§ **INSTRUCTIONS TO FOLLOW**
Faithfully return all lines, omitting every embedded picture.

§ **MATERIAL**

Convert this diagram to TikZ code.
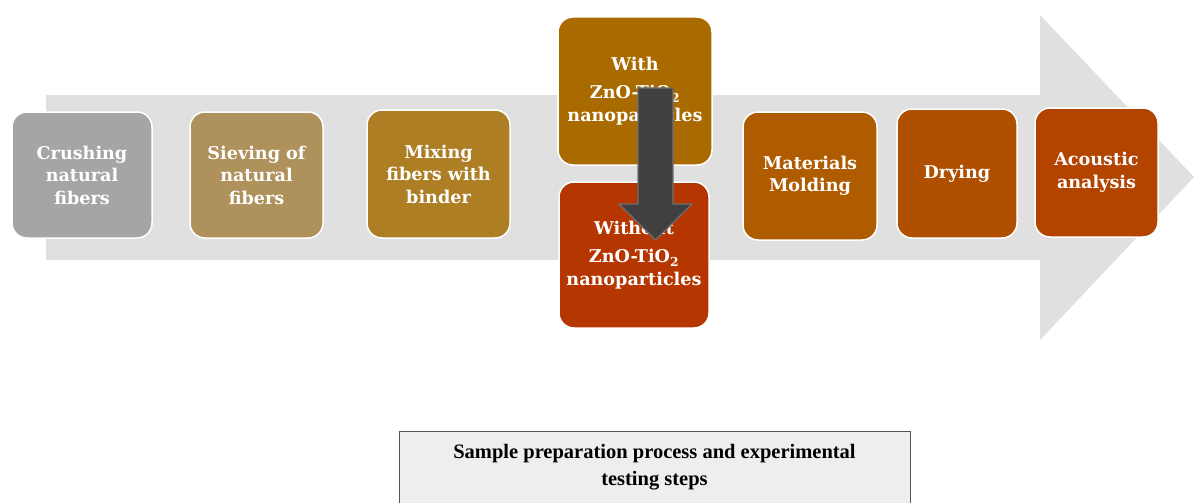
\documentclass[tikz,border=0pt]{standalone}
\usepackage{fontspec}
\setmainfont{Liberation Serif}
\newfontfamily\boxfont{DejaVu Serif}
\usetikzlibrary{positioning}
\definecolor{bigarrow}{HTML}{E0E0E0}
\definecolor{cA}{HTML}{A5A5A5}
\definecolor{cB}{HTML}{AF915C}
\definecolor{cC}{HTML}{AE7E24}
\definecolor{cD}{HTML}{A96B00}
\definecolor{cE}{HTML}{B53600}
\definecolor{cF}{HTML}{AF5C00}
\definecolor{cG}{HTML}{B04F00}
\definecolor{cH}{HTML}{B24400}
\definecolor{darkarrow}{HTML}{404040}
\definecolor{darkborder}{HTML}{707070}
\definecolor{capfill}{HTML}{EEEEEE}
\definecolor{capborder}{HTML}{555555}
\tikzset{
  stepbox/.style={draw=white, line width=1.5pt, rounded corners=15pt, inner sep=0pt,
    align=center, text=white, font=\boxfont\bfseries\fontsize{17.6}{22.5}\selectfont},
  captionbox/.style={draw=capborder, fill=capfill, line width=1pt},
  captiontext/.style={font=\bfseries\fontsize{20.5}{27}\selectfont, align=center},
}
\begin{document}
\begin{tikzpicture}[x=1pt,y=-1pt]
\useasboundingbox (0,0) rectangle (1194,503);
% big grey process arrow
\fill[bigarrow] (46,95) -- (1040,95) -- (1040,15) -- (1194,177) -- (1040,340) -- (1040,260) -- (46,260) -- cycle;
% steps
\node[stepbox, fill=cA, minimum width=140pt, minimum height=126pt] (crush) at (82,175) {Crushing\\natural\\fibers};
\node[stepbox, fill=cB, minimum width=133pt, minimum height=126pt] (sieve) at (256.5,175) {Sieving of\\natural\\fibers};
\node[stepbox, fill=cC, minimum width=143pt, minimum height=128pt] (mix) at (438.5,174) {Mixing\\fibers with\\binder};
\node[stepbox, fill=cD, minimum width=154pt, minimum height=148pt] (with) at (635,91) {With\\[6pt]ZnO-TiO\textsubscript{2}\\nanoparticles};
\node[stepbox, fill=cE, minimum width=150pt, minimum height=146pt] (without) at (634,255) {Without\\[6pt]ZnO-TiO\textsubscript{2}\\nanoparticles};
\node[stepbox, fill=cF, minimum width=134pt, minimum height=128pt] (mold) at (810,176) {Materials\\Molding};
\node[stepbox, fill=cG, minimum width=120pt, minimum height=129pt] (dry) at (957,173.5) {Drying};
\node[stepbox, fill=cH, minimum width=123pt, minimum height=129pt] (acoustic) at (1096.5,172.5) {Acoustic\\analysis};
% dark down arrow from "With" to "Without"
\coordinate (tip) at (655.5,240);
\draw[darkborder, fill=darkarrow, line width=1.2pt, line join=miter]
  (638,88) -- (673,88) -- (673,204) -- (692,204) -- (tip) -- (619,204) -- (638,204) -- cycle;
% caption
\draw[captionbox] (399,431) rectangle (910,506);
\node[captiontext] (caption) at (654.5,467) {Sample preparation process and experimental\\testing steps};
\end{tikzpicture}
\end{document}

§ **FINAL RESULT**
Convert this diagram to TikZ code.
\documentclass[tikz,border=0pt]{standalone}
\usepackage{fontspec}
\setmainfont{Liberation Serif}
\newfontfamily\boxfont{DejaVu Serif}
\usetikzlibrary{positioning}
\definecolor{bigarrow}{HTML}{E0E0E0}
\definecolor{cA}{HTML}{A5A5A5}
\definecolor{cB}{HTML}{AF915C}
\definecolor{cC}{HTML}{AE7E24}
\definecolor{cD}{HTML}{A96B00}
\definecolor{cE}{HTML}{B53600}
\definecolor{cF}{HTML}{AF5C00}
\definecolor{cG}{HTML}{B04F00}
\definecolor{cH}{HTML}{B24400}
\definecolor{darkarrow}{HTML}{404040}
\definecolor{darkborder}{HTML}{707070}
\definecolor{capfill}{HTML}{EEEEEE}
\definecolor{capborder}{HTML}{555555}
\tikzset{
  stepbox/.style={draw=white, line width=1.5pt, rounded corners=15pt, inner sep=0pt,
    align=center, text=white, font=\boxfont\bfseries\fontsize{17.6}{22.5}\selectfont},
  captionbox/.style={draw=capborder, fill=capfill, line width=1pt},
  captiontext/.style={font=\bfseries\fontsize{20.5}{27}\selectfont, align=center},
}
\begin{document}
\begin{tikzpicture}[x=1pt,y=-1pt]
\useasboundingbox (0,0) rectangle (1194,503);
% big grey process arrow
\fill[bigarrow] (46,95) -- (1040,95) -- (1040,15) -- (1194,177) -- (1040,340) -- (1040,260) -- (46,260) -- cycle;
% steps
\node[stepbox, fill=cA, minimum width=140pt, minimum height=126pt] (crush) at (82,175) {Crushing\\natural\\fibers};
\node[stepbox, fill=cB, minimum width=133pt, minimum height=126pt] (sieve) at (256.5,175) {Sieving of\\natural\\fibers};
\node[stepbox, fill=cC, minimum width=143pt, minimum height=128pt] (mix) at (438.5,174) {Mixing\\fibers with\\binder};
\node[stepbox, fill=cD, minimum width=154pt, minimum height=148pt] (with) at (635,91) {With\\[6pt]ZnO-TiO\textsubscript{2}\\nanoparticles};
\node[stepbox, fill=cE, minimum width=150pt, minimum height=146pt] (without) at (634,255) {Without\\[6pt]ZnO-TiO\textsubscript{2}\\nanoparticles};
\node[stepbox, fill=cF, minimum width=134pt, minimum height=128pt] (mold) at (810,176) {Materials\\Molding};
\node[stepbox, fill=cG, minimum width=120pt, minimum height=129pt] (dry) at (957,173.5) {Drying};
\node[stepbox, fill=cH, minimum width=123pt, minimum height=129pt] (acoustic) at (1096.5,172.5) {Acoustic\\analysis};
% dark down arrow from "With" to "Without"
\coordinate (tip) at (655.5,240);
\draw[darkborder, fill=darkarrow, line width=1.2pt, line join=miter]
  (638,88) -- (673,88) -- (673,204) -- (692,204) -- (tip) -- (619,204) -- (638,204) -- cycle;
% caption
\draw[captionbox] (399,431) rectangle (910,506);
\node[captiontext] (caption) at (654.5,467) {Sample preparation process and experimental\\testing steps};
\end{tikzpicture}
\end{document}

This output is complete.